Siamo abituati a percepire senza sfumature la differenza tra garantisti e colpevolisti, spesso commettendo l’errore di identificare i garantisti con i nemici dei magistrati inquirenti o dei giornalisti e del loro diritto di informare.

Certo, a tutti farebbe piacere essere giudicati da un giudice davvero terzo, la cui naturale aspirazione alla nomina ad incarichi direttivi non possa nemmeno potenzialmente essere incisa dalla presenza degli inquirenti all’interno del CSM (basterebbe un ordine distinto con le stesse garanzie di autonomia e indipendenza), così come a tutti farebbe piacere un po’ meno clamore e rispetto per la propria persona e la propria famiglia, allorquando ci si vede sbattuti in prima pagina perché sottoposti ad indagine, con la pubblicazione di intercettazioni totalmente svincolate dal contesto se non addirittura manipolate nel significato. Ma la battaglia per il garantismo non si ferma qui, anzi non può cominciare da qui.

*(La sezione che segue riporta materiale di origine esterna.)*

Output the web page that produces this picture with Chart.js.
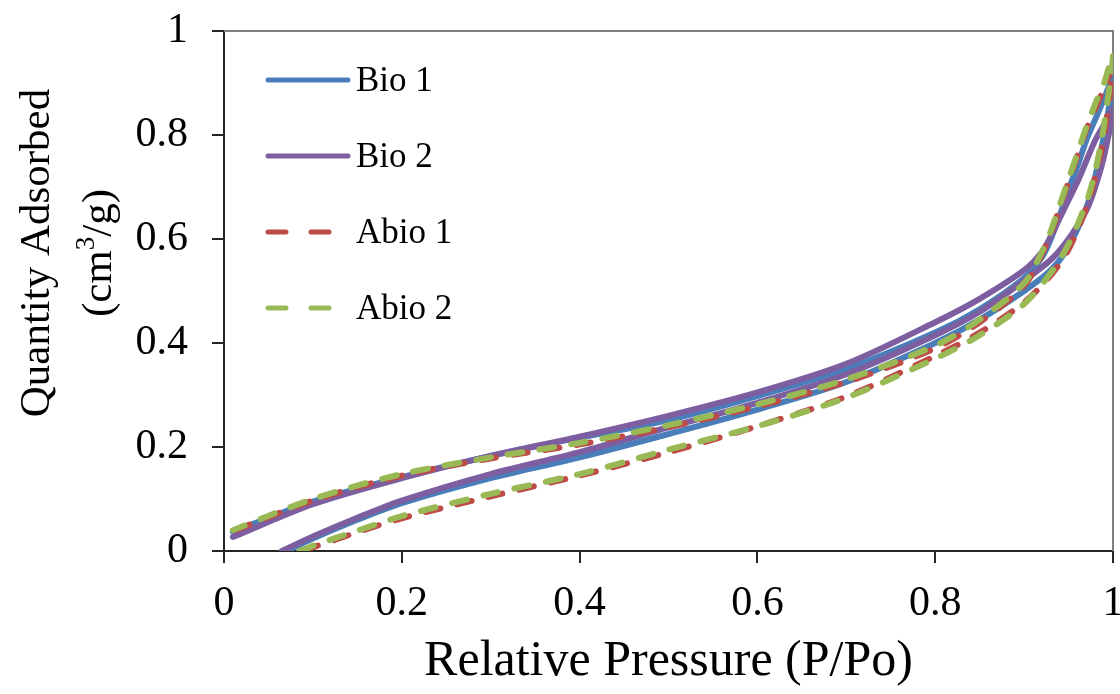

Tutto il nostro ordinamento non è capace di essere garantista; non lo è quando legifera, non lo è quando amministra. Non lo sono i soggetti pubblici e privati che assicurano servizi di interesse generale come, ad esempio, la tutela del risparmio. Non lo è il legislatore perché in una serie innumerevole di casi considera il mero rinvio al giudizio od anche la sola condanna in primo grado quale fattore, tal volta automaticamente, preclusivo dell’esercizio di una serie di diritti che vanno dall’elettorato passivo alla capacità di contrarre con la Pubblica Amministrazione. Non lo sono le amministrazioni e i soggetti economici, perché infarciscono le loro policy e talvolta i loro contratti rispettivamente di clausole preclusive o di clausole risolutive espresse che operano automaticamente al ricorrere di un mero rinvio a giudizio.

Così che un imprenditore si vede risolvere un contratto a metà dell’opera per la sola circostanza di essere sottoposto ad un processo che nulla ha a che vedere con l’opera che sta realizzando né tantomeno con la procedura a mezzo della quale gli è stata affidata. Non lo sono le banche, che concedono e soprattutto revocano fidi già concessi avendo come faro prevalente l’informazione sommaria che gli arriva dai giornali, con l’effetto di trasformare un mero avviso di garanzia in uno strumento che porta al fallimento dell’impresa; il tutto con l’aggravante di essere svincolate da ogni forma di controllo giudiziario sulla logicità e giustezza delle scelte adottate.

È così che molte realtà istituzionali, pubbliche o private che siano, ma fortemente incidenti sulla vita economica di cittadini e imprese, finiscono per rincorrersi l’un l’altra per dimostrare quanto abbiano a cuore la questione morale. Ma non è mostrando di calpestare persone e principi che si assicurano comportamenti virtuosi. Così come non è prendendosela solo con giudici e giornalisti che si assicura il rispetto del principio costituzionale di presunzione di non colpevolezza. Il decreto legislativo n. 188 dell’8 novembre 2021, in recepimento della direttiva europea del 2016/343 sulla presunzione di innocenza, si occupa esclusivamente delle autorità pubbliche e non di tutti soggetti privati, quali enti, stazioni appaltanti e istituti di credito, capaci di incidere sulla vita di persone e imprese in modo assai più significativo; peraltro se ne occupa sanzionando le sole dichiarazioni delle autorità pubbliche e non anche i comportamenti di queste, perpetrati e sbandierati a mezzo di protocolli di legalità; che di legale hanno solo il titolo, se ancora nel nostro paese la Costituzione deve rappresentare il parametro primo della conformità di un atto all’ordinamento giuridico vigente.

L’attesa del processo e il processo medesimo continuano così a determinare un effetto anticipato ed espulsivo dalla vita sociale ed economica con effetti frequentemente drammatici. Occorre partire dunque dal legislatore e vietare ogni forma di discriminazione che si fondi sulla mera pendenza di un procedimento penale; passare alle stazioni appaltanti, ai grandi enti economici e agli esercenti il credito per liberarli dall’errata convinzione che per essere virtuosi occorra allontanare arbitrariamente, senza contraddittorio e senza forme di tutela, chi è sotto processo e non ha tuttavia ricevuto dall’autorità giudiziaria competente alcuna inibizione all’esercizio dell’attività economica, anch’essa garantita costituzionalmente.

Se non siamo capaci di fare questo, finiamo per legittimare l’irrogazione anticipata di sanzioni gravi, foriere spesso di danni irreversibili, ad opera di soggetti cui questa prerogativa non è riconosciuta dall’ordinamento e senza che nessuno attenda il vaglio definitivo di un giudice. Così facendo siamo noi e solo noi che trasformiamo i giudici in mostri e i giornalisti in sciacalli.